Dengan demikian dapat dipastikan bahwa perkampungan lama yang dahulu berada di lokasi situs ini membujur arah utara – selatan saling berhadap-hadapan arah timur – barat. Kondisi objek-objek tersebut berdasarkan pemantauan tim cukup terawat walaupun berada di areal hutan, ± 800 m dari pemukiman penduduk. Pada umumnya objek yang terdapat di Situs Balôdanô berupa menhir dan altar batu yang merupakan batu alam tanpa proses pengerjaan. Arca menhir dengan pengerjaan yang masih sederhana terdapat di kelompok megalitik Bôla, yaitu berupa sosok manusia dengan rambut bersanggul, bagian wajah digambarkan lengkap dengan mata, hidung, mulut, dan sepasang telinga. Kedua tangannya tengah memegang alat kelamin. Arca menhir ini berukuran tinggi 115 cm. Dan di lokasi inilah biasanya dilakukan ritual dengan memberikan sesajian, antara lain berupa sirih – pinang jika ada yang berkunjung ke situs megalitik Balôdanô. Sedangkan arca menhir yang terdapat di kelompok megalitik Balugu Wetu berukuran lebih tinggi, yaitu 125 cm. Arca menhir ini digambarkan dengan raut wajah kaku lengkap dengan mata, hidung, mulut dan telinga, serta mengenakan topi. Kedua tangannya memegang sebilah pedang di dada dan perut. Alat kelamin digambarkan menonjol. Pada kelompok ini terdapat pula sebuah arca menhir yang saat ini dalam kondisi aus dan bagian kepalanya telah hilang. Tanda-tanda pahatan samar-samar masih tampak, berupa sebilah pedang dan alat kelamin.

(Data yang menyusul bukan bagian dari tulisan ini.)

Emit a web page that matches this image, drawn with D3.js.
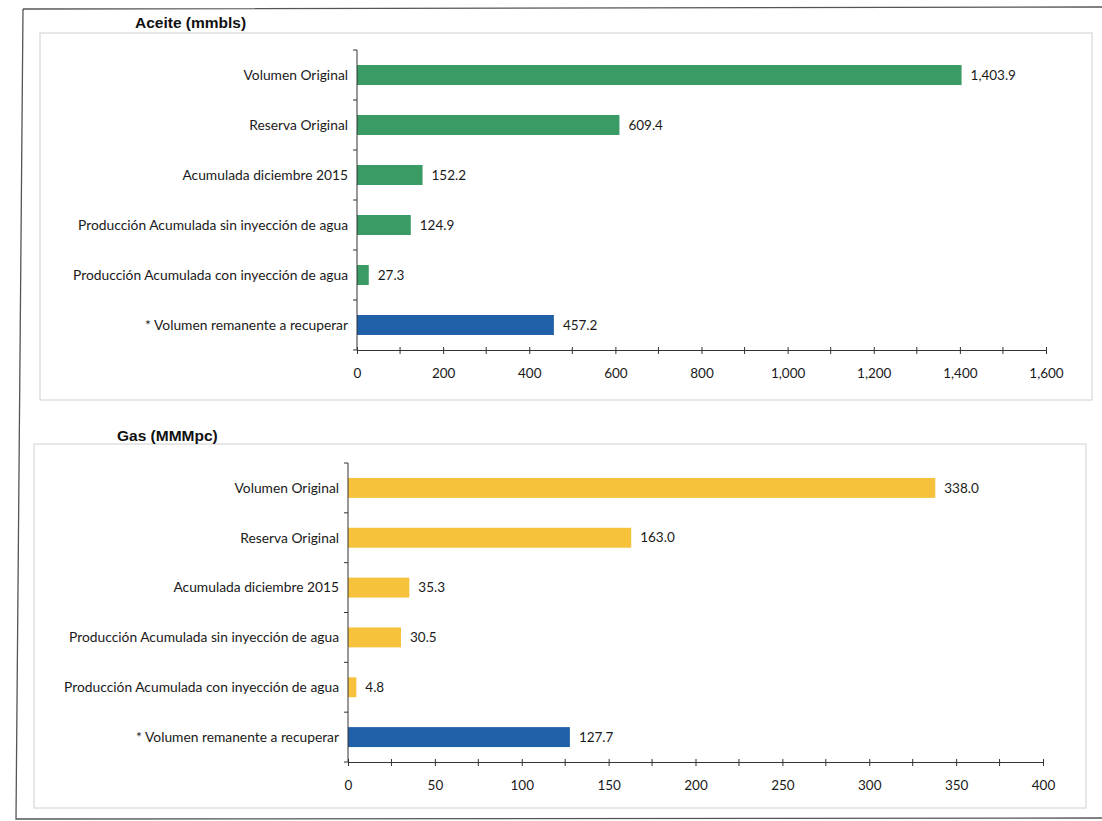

Kelompok Megalitik Laina terdapat 6 buah batu berbentuk tegak, salah satunya merupakan arca menhir yang menjadi penggambaran dari nenek moyang yang dikenal dengan Laina. Arca Laina inilah yang menjadi sasaran percobaan pencurian tersebut. Arca menhir Laina ini mempunyai tinggi 1,1 meter, terbuat dari batuan andesit, berbentuk seperti patung wajah manusia yang menggambarkan sosok seorang Laina. Arca menhir ini menghadap ke arah barat, didepannya terdapat meja batu berukuran 1,4 meter x 90 cm. Arca ini merupakan simbol dari situs Laina tersebut.

Picture6
Megalitik Laina Dok: BPCB Aceh 2011

Batu arca megalit Laina ini pernah menjadi percobaan pencurian pada 2011. Arca ini merupakan bagian inti atau yang paling disakralkan oleh warga sekitar. Modus pencuriannya adalah dengan mencabut patung atau batu megalith tersebut dari dalam tanah. Menurut Juru pelihara situs Bapak Remaini Zebua, pertama kali diketahui ada percobaan pencurian karena melihat batu megalit tersebut sudah tercabut dan tidak berada pada posisi semula (sudah bergeser atau berpindah tempat sekitar beberapa meter dari lokasi aslinya). Kondisi batu arca megalit tersebut dalam keadaan terpotong bagian kepala dari badannya. Ada kemungkinan bahwa kondisi ini disengaja untuk memudahkan membawa bagian kepalanya, karena terlalu berat untuk menganggkat keseluruhan batu ini secara utuh. Kemungkinan kedua adalah batu ini patah secara tidak sengaja karena ketika roboh atau terjatuh membentur batu altar yang ada dibawahnya. Apabila dilihat dari berat fisik batu ini yang lebih dari 150 kg, kemungkinan aksi pencurian tersebut dilakukan lebih dari satu orang.

Picture4
Arca Laina yang akan dicuri Dok: BPCB Aceh 2011

Untuk mencegah kejadian itu terulang, sudah dilakukan beberapa tindakan pencegahan, antara lain membuat pagar keliling untuk menghambat pencurian, kemudian melibatkan masyarakat adat untuk menjaga situs warisan nenek moyang mereka. Pelibatan masyarakat ini juga dalam bentuk penugasan secara khusus beberapa masyarakat yang ditunjuk untuk menjadi juru pelihara situs. Selain itu juga menjaga komunikasi secara intensif dengan pihak yang terkait dalam pelestarian cagar budaya terutama di Nias Barat.